Dataset entries:
>>>>>

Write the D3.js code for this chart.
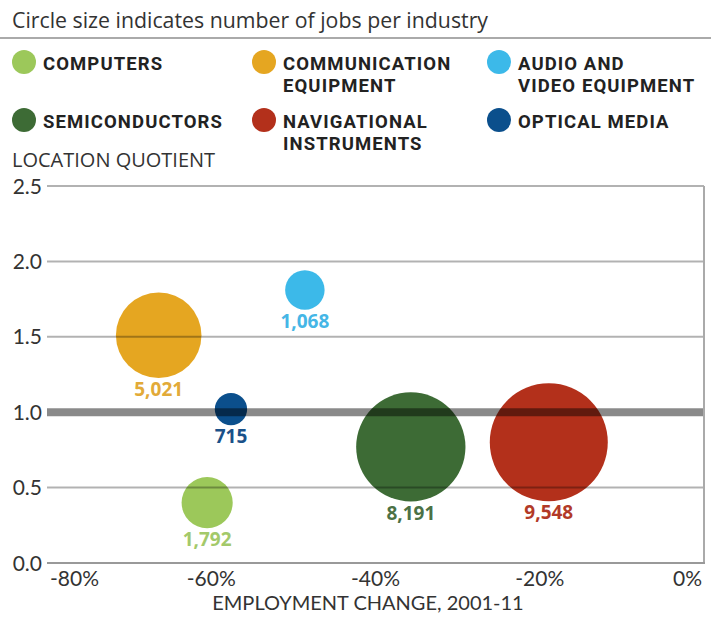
<!DOCTYPE html>
<html>
<head>
<meta charset="utf-8">
<script src="https://cdn.jsdelivr.net/npm/d3@7"></script>
<style>
  body { margin: 0; background: #fff; }
  svg { display: block; }
</style>
</head>
<body>
<script>
// data
let industries = ["Computers", "Communication equipment", "Audio and video equipment",
                  "Semiconductors", "Navigational instruments", "Optical media"];
let legendLines = [["COMPUTERS"], ["COMMUNICATION", "EQUIPMENT"], ["AUDIO AND", "VIDEO EQUIPMENT"],
                   ["SEMICONDUCTORS"], ["NAVIGATIONAL", "INSTRUMENTS"], ["OPTICAL MEDIA"]];
let employmentChange = [-60.5, -66.4, -48.6, -35.7, -18.9, -57.6];
let locationQuotient = [0.40, 1.51, 1.81, 0.77, 0.80, 1.02];
let jobs = [1792, 5021, 1068, 8191, 9548, 715];
let colors = ["#9cc85a", "#e5a621", "#3cb9e9", "#3d6b35", "#b3301b", "#0b4f8c"];
let labelColors = ["#a3c96a", "#e2aa38", "#45b6e6", "#4b7145", "#b23a28", "#1a5189"];
let yTicks = [0, 0.5, 1.0, 1.5, 2.0, 2.5];
let xTicks = [-80, -60, -40, -20, 0];

function main() {
    let width = 711, height = 617;
    let left = 47, right = 704, top = 186, bottom = 563;

    let svg = d3.select("body").append("svg")
        .attr("width", width)
        .attr("height", height)
        .style("font-family", "'Open Sans', sans-serif");

    // title + rule
    svg.append("text")
        .attr("x", 12).attr("y", 28)
        .attr("font-size", "21.3px")
        .attr("fill", "#333")
        .text("Circle size indicates number of jobs per industry");

    svg.append("line")
        .attr("x1", 0).attr("x2", width)
        .attr("y1", 38).attr("y2", 38)
        .attr("stroke", "#aaa").attr("stroke-width", 2);

    // legend
    let colX = [24, 264, 499];
    let rowY = [62, 120];
    let legend = svg.selectAll(".legend")
        .data(industries)
        .enter()
        .append("g")
        .attr("class", "legend")
        .attr("transform", function(d, i) {
            return "translate(" + colX[i % 3] + "," + rowY[Math.floor(i / 3)] + ")";
        });

    legend.append("circle")
        .attr("r", 12)
        .attr("fill", function(d, i) { return colors[i]; });

    legend.append("text")
        .attr("x", 19)
        .attr("y", 8)
        .attr("font-family", "Roboto, sans-serif")
        .attr("font-weight", "bold")
        .attr("font-size", "18.5px")
        .attr("letter-spacing", "1.1px")
        .attr("fill", "#222")
        .each(function(d, i) {
            let t = d3.select(this);
            legendLines[i].forEach(function(line, j) {
                t.append("tspan")
                    .attr("x", 19)
                    .attr("dy", j === 0 ? 0 : 21.8)
                    .text(line);
            });
        });

    // axis title
    svg.append("text")
        .attr("x", 12).attr("y", 167)
        .attr("font-size", "20px")
        .attr("fill", "#333")
        .text("LOCATION QUOTIENT");

    let x = d3.scaleLinear().domain([-80, 0]).range([left, right]);
    let y = d3.scaleLinear().domain([0, 2.5]).range([bottom, top]);
    let r = d3.scaleSqrt().domain([0, d3.max(jobs)]).range([0, 59]);

    let idx = d3.range(industries.length);

    // bubbles
    svg.selectAll(".bubble")
        .data(idx)
        .enter()
        .append("circle")
        .attr("class", "bubble")
        .attr("cx", function(i) { return x(employmentChange[i]); })
        .attr("cy", function(i) { return y(locationQuotient[i]); })
        .attr("r", function(i) { return r(jobs[i]); })
        .attr("fill", function(i) { return colors[i]; });

    // grid on top, semi-transparent
    svg.selectAll(".grid")
        .data(yTicks.filter(function(d) { return d > 0 && d !== 1; }))
        .enter()
        .append("line")
        .attr("class", "grid")
        .attr("x1", left).attr("x2", right)
        .attr("y1", function(d) { return y(d); })
        .attr("y2", function(d) { return y(d); })
        .attr("stroke", "#000")
        .attr("stroke-opacity", 0.3)
        .attr("stroke-width", 2);

    // reference line at 1.0
    svg.append("line")
        .attr("x1", left).attr("x2", right)
        .attr("y1", y(1)).attr("y2", y(1))
        .attr("stroke", "#000")
        .attr("stroke-opacity", 0.46)
        .attr("stroke-width", 8);

    // frame: right edge and baseline
    svg.append("line")
        .attr("x1", right).attr("x2", right)
        .attr("y1", y(2.5)).attr("y2", y(0))
        .attr("stroke", "#aaa").attr("stroke-width", 2);
    svg.append("line")
        .attr("x1", left).attr("x2", right + 1)
        .attr("y1", y(0)).attr("y2", y(0))
        .attr("stroke", "#999").attr("stroke-width", 2);

    // y tick labels
    svg.selectAll(".ytick")
        .data(yTicks)
        .enter()
        .append("text")
        .attr("class", "ytick")
        .attr("x", 42)
        .attr("y", function(d) { return y(d); })
        .attr("dy", "0.36em")
        .attr("text-anchor", "end")
        .attr("font-family", "Lato, sans-serif")
        .attr("font-size", "21px")
        .attr("fill", "#333")
        .text(function(d) { return d3.format(".1f")(d); });

    // x tick labels
    svg.selectAll(".xtick")
        .data(xTicks)
        .enter()
        .append("text")
        .attr("class", "xtick")
        .attr("x", function(d) { return x(d); })
        .attr("y", 585.5)
        .attr("text-anchor", function(d, i) {
            if (i === 0) return "start";
            if (i === xTicks.length - 1) return "end";
            return "middle";
        })
        .attr("dx", function(d, i) {
            if (i === 0) return 3;
            if (i === xTicks.length - 1) return -2;
            return 0;
        })
        .attr("font-family", "Lato, sans-serif")
        .attr("font-size", "21px")
        .attr("fill", "#333")
        .text(function(d) { return d + "%"; });

    svg.append("text")
        .attr("x", 368).attr("y", 610)
        .attr("text-anchor", "middle")
        .attr("font-family", "Lato, sans-serif")
        .attr("font-size", "20px")
        .attr("fill", "#333")
        .text("EMPLOYMENT CHANGE, 2001-11");

    // value labels under bubbles
    svg.selectAll(".value")
        .data(idx)
        .enter()
        .append("text")
        .attr("class", "value")
        .attr("x", function(i) { return x(employmentChange[i]); })
        .attr("y", function(i) { return y(locationQuotient[i]) + r(jobs[i]) + 18; })
        .attr("text-anchor", "middle")
        .attr("font-weight", "bold")
        .attr("font-size", "19px")
        .attr("fill", function(i) { return labelColors[i]; })
        .text(function(i) { return d3.format(",")(jobs[i]); });
}

main();
</script>
</body>
</html>
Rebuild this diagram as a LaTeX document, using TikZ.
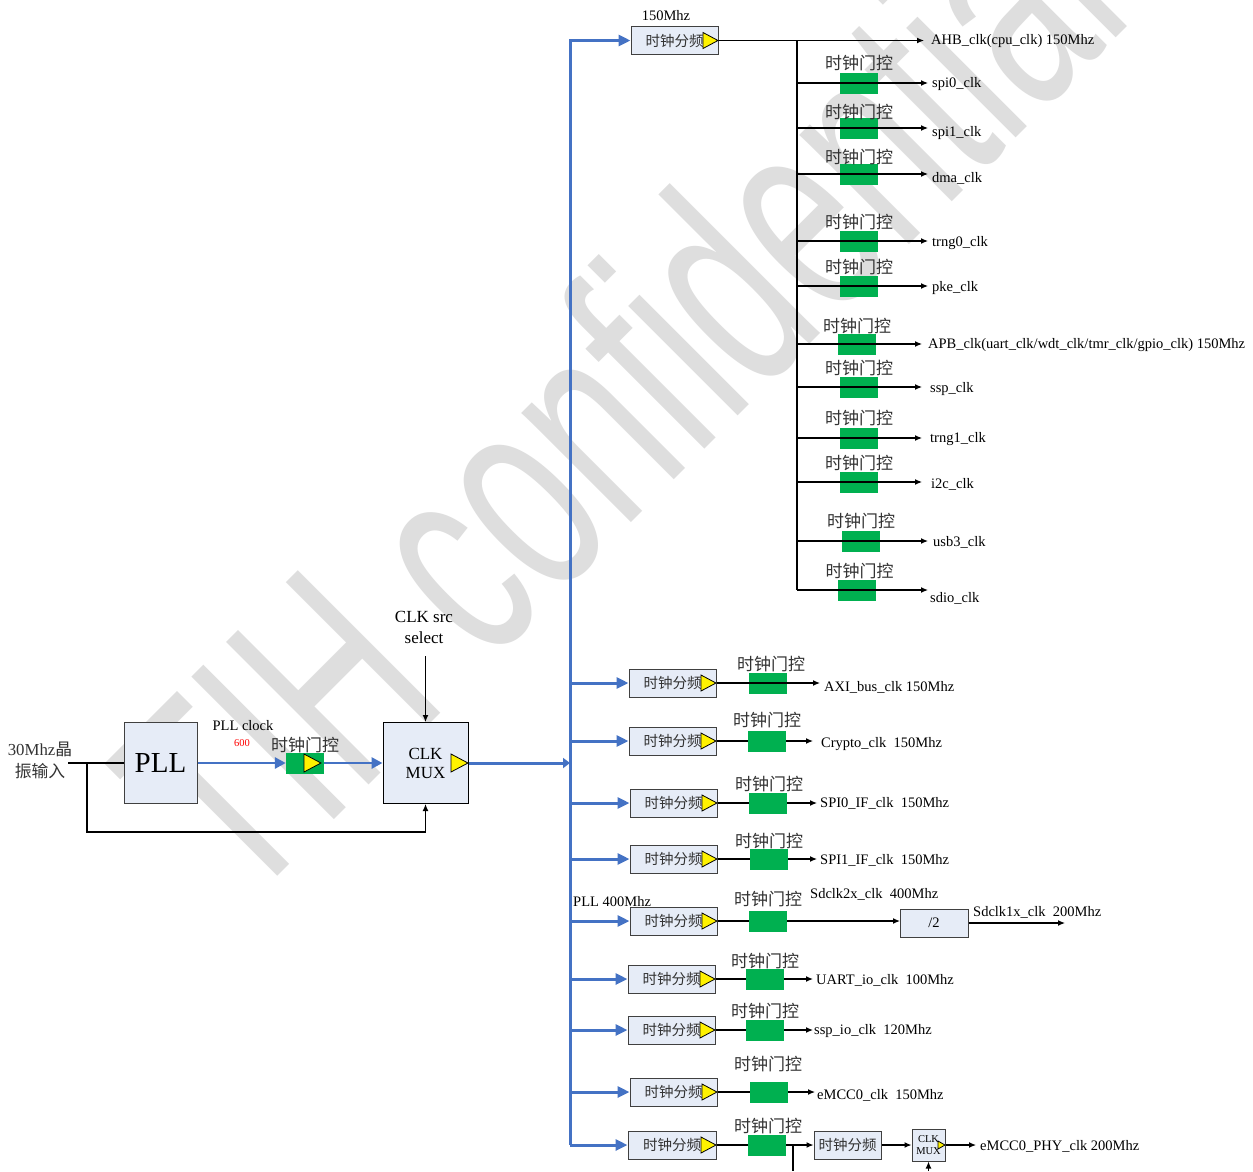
\documentclass[tikz,border=0pt]{standalone}
\usepackage{fontspec}
\setmainfont{Liberation Serif}
\newfontfamily\cjk{Noto Sans CJK SC}
\newfontfamily\wmfont{Liberation Sans}
\usetikzlibrary{arrows.meta}
\definecolor{bluebus}{HTML}{4472C4}
\definecolor{gatefill}{HTML}{00B050}
\definecolor{boxfill}{HTML}{E6ECF7}
\definecolor{wm}{HTML}{DEDEDE}
\definecolor{txt}{HTML}{333333}
\tikzset{
 x=1pt,y=-1pt,
 busline/.style={draw=bluebus,line width=3pt},
 busarrow/.style={busline,-{Triangle[length=12pt,width=11pt]}},
 blk/.style={draw=black,line width=1.2pt},
 blkarrow/.style={blk,-{Latex[length=7pt,width=6pt]}},
 panel/.style={draw=black!75,fill=boxfill,line width=1pt,minimum width=0pt,minimum height=0pt,inner sep=0pt},
 gatebox/.style={fill=gatefill,inner sep=0pt,minimum width=38pt,minimum height=21pt},
 tri/.style={draw=black,fill=yellow,line width=.8pt},
 gatelabel/.style={inner sep=0pt,text=txt,font={\cjk\fontsize{17}{18}\selectfont}},
 divlabel/.style={inner sep=0pt,text=txt,font={\cjk\fontsize{14.5}{15}\selectfont}},
 sig/.style={anchor=west,inner sep=0pt,yshift=-1.2pt,text=black,font={\fontsize{14.5}{15}\selectfont}},
}
% divider box: id, x0, x1, y-mid
\newcommand{\divbox}[4]{%
 \node[panel,minimum width={#3-#2},minimum height=28pt] (#1) at ({(#2+#3)/2},#4) {};
 \node[divlabel] (#1-t) at ({(#2+#3)/2},#4) {时钟分频};
 \coordinate (#1-in) at (#1.west);
 \coordinate (#1-out) at (#1.east);
 \path[tri] (#3-15,#4-8) coordinate (#1-a) -- (#3,#4) -- (#3-15,#4+8) -- cycle;
}
% top-group gate: id, cx, y, arrow end, text x, text y, text, label y
\newcommand{\topgate}[8]{%
 \node[gatebox] (#1) at (#2,{#3}) {};
 \node[gatelabel] (#1-l) at (#2,#8) {时钟门控};
 \coordinate (#1-j) at (797,#3);
 \coordinate (#1-e) at (#4,#3);
 \draw[blkarrow] (#1-j) -- (#1-e);
 \node[sig] (#1-s) at (#5,#6) {#7};
}
% lower-group gate: id, divider id, green x0, y, arrow end, text x, text y, text, label cx, label y
\newcommand{\lowgate}[9]{%
 \coordinate (#1-e) at (#5,#4);
 \draw[blkarrow] (#2-out) -- (#1-e);
 \node[gatebox,anchor=west] (#1) at (#3,#4) {};
 \node[sig] (#1-s) at (#6,#7) {#8};
 \node[gatelabel] (#1-l) at (#9) {时钟门控};
}
\begin{document}
\begin{tikzpicture}
\useasboundingbox (0,0) rectangle (1253,1171);
\fill[white] (0,0) rectangle (1253,1171);
\begin{scope}
\clip (0,0) rectangle (1253,1171);
\node[anchor=base west,inner sep=0pt,rotate=45,xscale=.62,text=wm,font={\wmfont\fontsize{293}{293}\selectfont}] (wmark) at (244,910) {TIH confidential};
\end{scope}

% bus
\coordinate (bustop) at (570,40.5);
\coordinate (busbot) at (570,1145);
\coordinate (busmid) at (570,763);

% left part
\node[inner sep=0pt,align=center,font={\cjk\fontsize{16.8}{22}\selectfont},text=txt] (xtal) at (40,760) {\fontspec{Liberation Serif}30Mhz\cjk 晶\\振输入};
\node[panel,minimum width=73pt,minimum height=81pt,font={\fontsize{29}{30}\selectfont},text=black] (pll) at (160.5,763) {PLL};
\node[panel,draw=black,minimum width=85pt,minimum height=81pt,align=center,font={\fontsize{17}{19}\selectfont},text=black] (mux) at (425.5,763) {CLK\\MUX};
\coordinate (xs) at (68,763);
\coordinate (xj) at (87,763);
\coordinate (xb) at (87,832);
\coordinate (mb) at (425.5,832);
\draw[blk] (xs) -- (pll.west);
\draw[blkarrow] (xj) -- (xb) -- (mb) -- (mux.south);
\node[gatebox] (g0) at (305,763) {};
\node[gatelabel] (g0-l) at (305,745) {时钟门控};
\draw[busarrow,line width=2.8pt,-{Triangle[length=11pt,width=11pt]}] (pll.east) -- (g0.west);
\draw[busarrow,line width=2.8pt,-{Triangle[length=11pt,width=11pt]}] (g0.east) -- (mux.west);
\path[tri] (304,754) -- (321,763) -- (304,772) -- cycle;
\path[tri] (451,754) -- (468,763) -- (451,772) -- cycle;
\node[inner sep=0pt,font={\fontsize{14.5}{15}\selectfont}] (pllclk) at (243,726) {PLL clock};
\node[inner sep=0pt,text=red,font={\fontsize{10.5}{11}\selectfont}] (n600) at (242,743) {600};
\node[inner sep=0pt,align=center,font={\fontsize{17}{21}\selectfont}] (src) at (424,627) {CLK src\\select};
\coordinate (srce) at (425.5,656);
\draw[blkarrow] (srce) -- (mux.north);
\draw[busarrow,-{Triangle[length=7pt,width=10pt]}] (mux.east) -- (busmid);

% main bus
\divbox{d0}{631}{718}{40.5}
\divbox{d1}{629}{716}{683}
\divbox{d2}{629}{716}{741}
\divbox{d3}{630}{717}{803}
\divbox{d4}{630}{717}{859}
\divbox{d5}{630}{717}{921}
\divbox{d6}{628}{715}{979}
\divbox{d7}{628}{715}{1030}
\divbox{d8}{630}{717}{1092}
\divbox{d9}{628}{716}{1145}
\draw[busarrow] (busbot) -- (bustop) -- (d0-in);
\draw[busarrow] (busbot) -- (d9-in);
\foreach \d/\y in {d1/683,d2/741,d3/803,d4/859,d5/921,d6/979,d7/1030,d8/1092}
  {\coordinate (j\d) at (570,\y); \draw[busarrow] (j\d) -- (\d-in);}
\node[inner sep=0pt,font={\fontsize{14.5}{15}\selectfont}] (mhz) at (666,16) {150Mhz};
\node[sig] (pll400) at (573,900) {PLL 400Mhz};

% top group
\coordinate (tj) at (797,40.5);
\coordinate (tb) at (797,590);
\coordinate (ahbe) at (924,40.5);
\draw[blkarrow] (d0-out) -- (ahbe);
\draw[blk] (tj) -- (tb);
\node[sig] (ahb) at (931,40) {AHB\_clk(cpu\_clk) 150Mhz};
\topgate{spi0}{859}{83}{928}{932}{83}{spi0\_clk}{63}
\topgate{spi1}{859}{128}{928}{932}{132}{spi1\_clk}{112}
\topgate{dma}{859}{174}{928}{932}{177}{dma\_clk}{157}
\topgate{trng0}{859}{241}{928}{932}{242}{trng0\_clk}{222}
\topgate{pke}{859}{286}{928}{932}{287}{pke\_clk}{267}
\topgate{apb}{857}{344}{922}{928}{344}{APB\_clk(uart\_clk/wdt\_clk/tmr\_clk/gpio\_clk) 150Mhz}{326}
\topgate{ssp}{859}{387}{922}{930}{388}{ssp\_clk}{368}
\topgate{trng1}{859}{438}{922}{930}{438}{trng1\_clk}{418}
\topgate{iic}{859}{482}{922}{931}{483}{i2c\_clk}{463}
\topgate{usb}{861}{541}{928}{933}{541}{usb3\_clk}{521}
\node[gatebox] (sdio) at (857,590) {};
\node[gatelabel] (sdio-l) at (859.5,571) {时钟门控};
\coordinate (sdio-e) at (928,590);
\draw[blkarrow] (tb) -- (sdio-e);
\node[sig] (sdio-s) at (930,597) {sdio\_clk};

% lower group
\node[gatebox,anchor=west] (l1) at (749,683) {};
\node[gatelabel] (l1-l) at (771,664) {时钟门控};
\coordinate (l1-e) at (820,683);
\draw[blkarrow] (d1-out) -- (l1-e);
\node[sig] (l1-s) at (824,686) {AXI\_bus\_clk 150Mhz};
\lowgate{l2}{d2}{748}{741}{813}{821}{743}{Crypto\_clk\ \ 150Mhz}{767,720}
\lowgate{l3}{d3}{749}{803}{817}{820}{802}{SPI0\_IF\_clk\ \ 150Mhz}{769,784}
\lowgate{l4}{d4}{750}{859}{817}{820}{859}{SPI1\_IF\_clk\ \ 150Mhz}{769,841}
\node[panel,minimum width=68pt,minimum height=28pt,font={\fontsize{14.5}{15}\selectfont},text=black] (half) at (934,923) {/2};
\coordinate (halfin) at (900,921);
\draw[blkarrow] (d5-out) -- (halfin);
\node[gatebox,anchor=west] (l5) at (749,921) {};
\node[gatelabel] (l5-l) at (768,899) {时钟门控};
\node[sig] (l5-s) at (810,893) {Sdclk2x\_clk\ \ 400Mhz};
\coordinate (halfe) at (1065,923);
\draw[blkarrow] (half.east) -- (halfe);
\node[sig] (l5-t) at (973,911) {Sdclk1x\_clk\ \ 200Mhz};
\lowgate{l6}{d6}{746}{979}{813}{816}{979}{UART\_io\_clk\ \ 100Mhz}{765,961}
\lowgate{l7}{d7}{746}{1030}{813}{814}{1030}{ssp\_io\_clk\ \ 120Mhz}{765,1011}
\lowgate{l8}{d8}{750}{1092}{815}{817}{1094}{eMCC0\_clk\ \ 150Mhz}{768,1064}

% last row
\node[panel,minimum width=67pt,minimum height=28pt] (d10) at (847.5,1145) {};
\node[divlabel] (d10-t) at (847.5,1145) {时钟分频};
\node[panel,minimum width=33pt,minimum height=32pt,align=center,text=black,font={\fontsize{10.5}{12}\selectfont}] (mux2) at (928.5,1145) {CLK\\MUX};
\draw[blkarrow] (d9-out) -- (d10.west);
\node[gatebox,anchor=west] (l9) at (748,1145) {};
\node[gatelabel] (l9-l) at (768,1126) {时钟门控};
\draw[blkarrow] (d10.east) -- (mux2.west);
\path[tri] (938,1141) -- (945,1145) -- (938,1149) -- cycle;
\coordinate (mux2e) at (976,1145);
\draw[blkarrow] (mux2.east) -- (mux2e);
\node[sig] (l9-s) at (980,1145) {eMCC0\_PHY\_clk 200Mhz};
\coordinate (stubt) at (793,1145);
\coordinate (stubb) at (793,1171);
\draw[blk] (stubt) -- (stubb);
\coordinate (mux2b) at (928.5,1171);
\draw[blkarrow] (mux2b) -- (mux2.south);
\end{tikzpicture}
\end{document}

<<<<<

Requirement:
Copy only the part of the records that runs from the first line to the line with "let xTicks = [-80, -60, -40, -20, 0];", ends included, leaving pictures out.

Complete answer:
Write the D3.js code for this chart.
<!DOCTYPE html>
<html>
<head>
<meta charset="utf-8">
<script src="https://cdn.jsdelivr.net/npm/d3@7"></script>
<style>
  body { margin: 0; background: #fff; }
  svg { display: block; }
</style>
</head>
<body>
<script>
// data
let industries = ["Computers", "Communication equipment", "Audio and video equipment",
                  "Semiconductors", "Navigational instruments", "Optical media"];
let legendLines = [["COMPUTERS"], ["COMMUNICATION", "EQUIPMENT"], ["AUDIO AND", "VIDEO EQUIPMENT"],
                   ["SEMICONDUCTORS"], ["NAVIGATIONAL", "INSTRUMENTS"], ["OPTICAL MEDIA"]];
let employmentChange = [-60.5, -66.4, -48.6, -35.7, -18.9, -57.6];
let locationQuotient = [0.40, 1.51, 1.81, 0.77, 0.80, 1.02];
let jobs = [1792, 5021, 1068, 8191, 9548, 715];
let colors = ["#9cc85a", "#e5a621", "#3cb9e9", "#3d6b35", "#b3301b", "#0b4f8c"];
let labelColors = ["#a3c96a", "#e2aa38", "#45b6e6", "#4b7145", "#b23a28", "#1a5189"];
let yTicks = [0, 0.5, 1.0, 1.5, 2.0, 2.5];
let xTicks = [-80, -60, -40, -20, 0];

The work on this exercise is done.